The original ending of Russian composer, pianist and conductor Sergei Prokofiev’s balletic adaptation of “Romeo and Juliet” would likely shock Shakespeare scholars: It was happy.
In that version, composed in 1935 and based on a synopsis by Adrian Piotrovsky, Romeo would be stopped from stabbing himself by Friar Laurence in the Capulet crypt. Juliet would then awaken from her potion-induced slumber, the stage would fill with dancers, and all would live happily ever after.
Whatever Shakespeare would have thought of the change, Soviet cultural officials weren’t having it, and the ballet was postponed. In 1940, a significantly revised version – with the ending changed to the traditional one – debuted in what is now Saint Petersburg. Despite Prokofiev’s objections to changes in his score, the ballet received international acclaim and the State Stalin Prize.
Now one of the most beloved scores in the ballet repertory, Prokofiev’s “Romeo and Juliet” might be best known to laypeople for “Dance of the Knights,” the second movement of the piece “Montagues and Capulets.”
This weekend, for three shows only, the Richmond Ballet will perform Prokofiev’s ballet accompanied by the Richmond Symphony. Malcolm Burn, the show’s choreographer and Richmond Ballet artistic associate, says his interpretation focuses more on the characters of the story than on trying to create a spectacle.
“It’s based in the characterizations of all the characters of the play. Originally [I wasn’t] going for spectacle at all, just going to tell the story in the plainest way,” explains Burns of the dance he’s staged numerous times. “You can’t fight Shakespeare and you can’t fight Prokofiev. You’ve just got to let them say what they’re going to say.”
- Sarah Ferguson
- Malcolm Burn, choreographer and Richmond Ballet artistic associate, during a rehearsal for "Romeo and Juliet."

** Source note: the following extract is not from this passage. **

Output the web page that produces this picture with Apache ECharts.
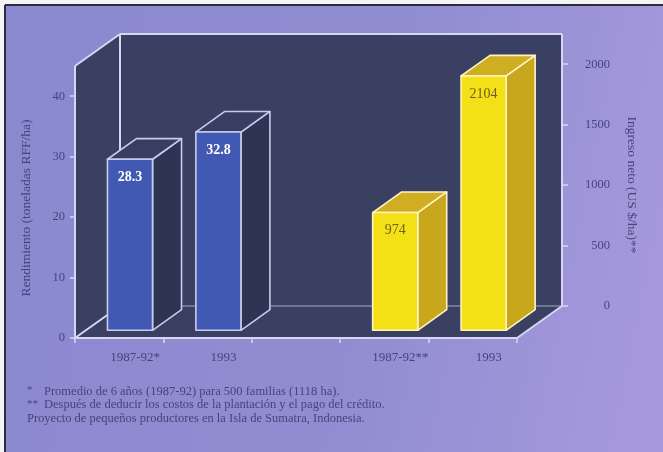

Burn’s first production of the show took place in 1977 in New Zealand with just 23 dancers. Over time, Burn’s staging has grown to include roughly 60 performers. While essentially still the same show, Burn says his production has morphed over time, including the characters it focuses on.
“When I was young, it was all about Romeo and Juliet and Mercutio. It was all about the young guys,” says the New Zealand native who’s been a part of the Richmond Ballet for 35 years. “As I got older, the priest became incredibly important, and [Lord and Lady] Capulet.”

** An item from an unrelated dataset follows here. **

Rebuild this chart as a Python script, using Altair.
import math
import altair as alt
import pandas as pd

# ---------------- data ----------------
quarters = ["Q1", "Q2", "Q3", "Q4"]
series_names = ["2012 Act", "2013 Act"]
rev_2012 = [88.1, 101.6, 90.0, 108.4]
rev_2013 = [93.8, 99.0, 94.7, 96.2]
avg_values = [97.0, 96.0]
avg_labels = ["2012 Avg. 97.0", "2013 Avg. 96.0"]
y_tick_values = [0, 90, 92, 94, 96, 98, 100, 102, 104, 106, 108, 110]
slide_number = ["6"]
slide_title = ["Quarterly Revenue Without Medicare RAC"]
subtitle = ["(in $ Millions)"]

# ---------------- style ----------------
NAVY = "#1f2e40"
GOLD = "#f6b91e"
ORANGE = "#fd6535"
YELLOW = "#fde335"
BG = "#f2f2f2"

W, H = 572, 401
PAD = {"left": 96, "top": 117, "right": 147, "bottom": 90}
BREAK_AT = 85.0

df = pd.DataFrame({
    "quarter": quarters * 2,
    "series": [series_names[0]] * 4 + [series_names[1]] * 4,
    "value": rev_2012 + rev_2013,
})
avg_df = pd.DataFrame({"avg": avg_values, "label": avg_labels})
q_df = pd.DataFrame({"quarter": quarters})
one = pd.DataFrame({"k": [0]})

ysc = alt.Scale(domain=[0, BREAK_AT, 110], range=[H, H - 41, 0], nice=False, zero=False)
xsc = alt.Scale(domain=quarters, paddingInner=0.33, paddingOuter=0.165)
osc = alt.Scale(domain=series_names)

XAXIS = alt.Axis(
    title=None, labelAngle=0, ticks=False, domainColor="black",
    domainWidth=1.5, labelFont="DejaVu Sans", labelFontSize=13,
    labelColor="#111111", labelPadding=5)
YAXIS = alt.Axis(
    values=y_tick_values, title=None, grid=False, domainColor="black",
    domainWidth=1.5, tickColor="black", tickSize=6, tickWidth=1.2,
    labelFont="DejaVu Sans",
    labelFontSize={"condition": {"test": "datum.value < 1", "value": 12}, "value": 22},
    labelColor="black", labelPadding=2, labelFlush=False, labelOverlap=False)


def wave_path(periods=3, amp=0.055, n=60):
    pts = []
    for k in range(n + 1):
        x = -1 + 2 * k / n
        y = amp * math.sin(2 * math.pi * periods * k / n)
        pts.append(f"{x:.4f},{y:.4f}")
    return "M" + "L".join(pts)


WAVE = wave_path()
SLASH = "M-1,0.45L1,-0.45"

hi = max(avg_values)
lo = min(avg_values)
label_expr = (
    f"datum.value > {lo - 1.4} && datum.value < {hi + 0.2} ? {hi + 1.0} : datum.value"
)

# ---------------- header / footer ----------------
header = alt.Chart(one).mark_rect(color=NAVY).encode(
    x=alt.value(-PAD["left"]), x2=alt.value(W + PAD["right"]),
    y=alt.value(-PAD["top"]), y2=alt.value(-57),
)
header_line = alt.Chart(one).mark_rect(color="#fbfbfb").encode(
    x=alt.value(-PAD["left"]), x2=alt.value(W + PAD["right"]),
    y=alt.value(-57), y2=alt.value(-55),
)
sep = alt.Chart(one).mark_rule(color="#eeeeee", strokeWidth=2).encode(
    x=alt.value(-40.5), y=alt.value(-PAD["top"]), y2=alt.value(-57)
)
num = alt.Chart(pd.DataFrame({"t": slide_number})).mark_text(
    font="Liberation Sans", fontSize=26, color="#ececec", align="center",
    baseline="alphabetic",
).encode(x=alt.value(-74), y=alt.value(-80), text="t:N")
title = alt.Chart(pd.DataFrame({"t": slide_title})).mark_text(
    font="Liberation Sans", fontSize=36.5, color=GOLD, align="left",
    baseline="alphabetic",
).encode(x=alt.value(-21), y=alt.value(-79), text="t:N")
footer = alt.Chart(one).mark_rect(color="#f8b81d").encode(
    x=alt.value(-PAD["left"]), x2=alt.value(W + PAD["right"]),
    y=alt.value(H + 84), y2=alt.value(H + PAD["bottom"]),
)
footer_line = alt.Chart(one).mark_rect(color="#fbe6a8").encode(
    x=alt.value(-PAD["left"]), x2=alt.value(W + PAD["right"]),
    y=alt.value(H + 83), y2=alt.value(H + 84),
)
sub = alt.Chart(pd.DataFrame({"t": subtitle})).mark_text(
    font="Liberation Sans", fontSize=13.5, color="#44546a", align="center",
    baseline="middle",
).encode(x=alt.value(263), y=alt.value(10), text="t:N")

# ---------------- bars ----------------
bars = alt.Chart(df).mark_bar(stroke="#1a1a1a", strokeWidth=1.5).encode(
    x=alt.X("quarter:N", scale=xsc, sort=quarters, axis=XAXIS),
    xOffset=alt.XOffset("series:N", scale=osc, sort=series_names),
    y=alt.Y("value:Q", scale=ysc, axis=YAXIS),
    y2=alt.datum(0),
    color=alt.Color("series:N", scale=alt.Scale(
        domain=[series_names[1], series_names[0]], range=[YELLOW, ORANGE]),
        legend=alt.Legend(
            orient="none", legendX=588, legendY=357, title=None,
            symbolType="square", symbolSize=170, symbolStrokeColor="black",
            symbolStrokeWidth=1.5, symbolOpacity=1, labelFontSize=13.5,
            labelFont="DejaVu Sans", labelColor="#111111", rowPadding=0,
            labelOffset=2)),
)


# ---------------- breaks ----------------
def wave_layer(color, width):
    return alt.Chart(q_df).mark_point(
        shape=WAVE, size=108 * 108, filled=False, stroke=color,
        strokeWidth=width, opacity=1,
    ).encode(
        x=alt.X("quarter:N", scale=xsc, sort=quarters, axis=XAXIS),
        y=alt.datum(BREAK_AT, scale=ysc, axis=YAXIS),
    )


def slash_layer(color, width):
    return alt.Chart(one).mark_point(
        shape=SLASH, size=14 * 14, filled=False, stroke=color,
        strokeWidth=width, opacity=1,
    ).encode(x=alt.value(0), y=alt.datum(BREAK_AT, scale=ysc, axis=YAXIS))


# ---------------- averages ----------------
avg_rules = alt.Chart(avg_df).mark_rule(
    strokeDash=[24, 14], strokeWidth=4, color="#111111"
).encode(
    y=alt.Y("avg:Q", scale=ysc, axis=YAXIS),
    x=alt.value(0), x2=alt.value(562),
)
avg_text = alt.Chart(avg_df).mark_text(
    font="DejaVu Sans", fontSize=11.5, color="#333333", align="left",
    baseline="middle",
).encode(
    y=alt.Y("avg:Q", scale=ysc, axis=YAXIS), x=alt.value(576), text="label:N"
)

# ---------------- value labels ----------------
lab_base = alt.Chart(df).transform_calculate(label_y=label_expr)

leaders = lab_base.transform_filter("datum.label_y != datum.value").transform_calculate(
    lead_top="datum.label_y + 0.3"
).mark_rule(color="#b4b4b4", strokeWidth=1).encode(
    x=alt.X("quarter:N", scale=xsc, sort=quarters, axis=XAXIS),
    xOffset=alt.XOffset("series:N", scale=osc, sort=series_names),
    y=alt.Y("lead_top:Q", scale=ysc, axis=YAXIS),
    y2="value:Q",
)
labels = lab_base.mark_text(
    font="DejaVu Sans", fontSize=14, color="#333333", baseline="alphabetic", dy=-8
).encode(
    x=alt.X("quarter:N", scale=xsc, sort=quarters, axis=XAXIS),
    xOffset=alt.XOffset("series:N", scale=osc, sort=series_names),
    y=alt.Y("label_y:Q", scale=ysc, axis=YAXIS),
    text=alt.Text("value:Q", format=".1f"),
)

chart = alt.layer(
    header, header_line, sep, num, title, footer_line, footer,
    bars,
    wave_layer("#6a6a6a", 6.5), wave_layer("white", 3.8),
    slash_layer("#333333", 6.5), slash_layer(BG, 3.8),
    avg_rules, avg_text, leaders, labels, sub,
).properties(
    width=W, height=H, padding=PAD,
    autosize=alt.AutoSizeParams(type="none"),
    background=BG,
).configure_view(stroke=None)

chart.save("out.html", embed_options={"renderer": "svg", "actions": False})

Starring as the star-crossed couple are company dancers Sabrina Holland as Juliet and Khaiyom Khojaev as Romeo. Ira White will play Tybalt and Enrico Hipolito will portray Mercutio. Ma Kong and Lauren Fagone play Lord and Lady Capulet.
Burn says that part of putting the focus on the characters involves Charles Caldwell’s set design for the show. As the set is gray and white, the color on the stage comes from the dancers’ costumes and props.
“It almost invites the audience up onto the stage with the dancers, as opposed to [a] spectacle where you sit back and you watch,” says Burn of the work that the Richmond Ballet first staged in 1995. “It [brings] the audience into the marketplace, into the crypt, into the ball. Really, right up there with them.”
Even for audience members unfamiliar with the story of Romeo and Juliet, Burn says the plot of tragic young love should be clear from the dancing and the score.
“You don’t need a program, and if you’ve never read the play, by the end of the ballet I think you’ll know it,” he says. “Come and let the story and music sweep you away. Seriously. Sit back and join in.”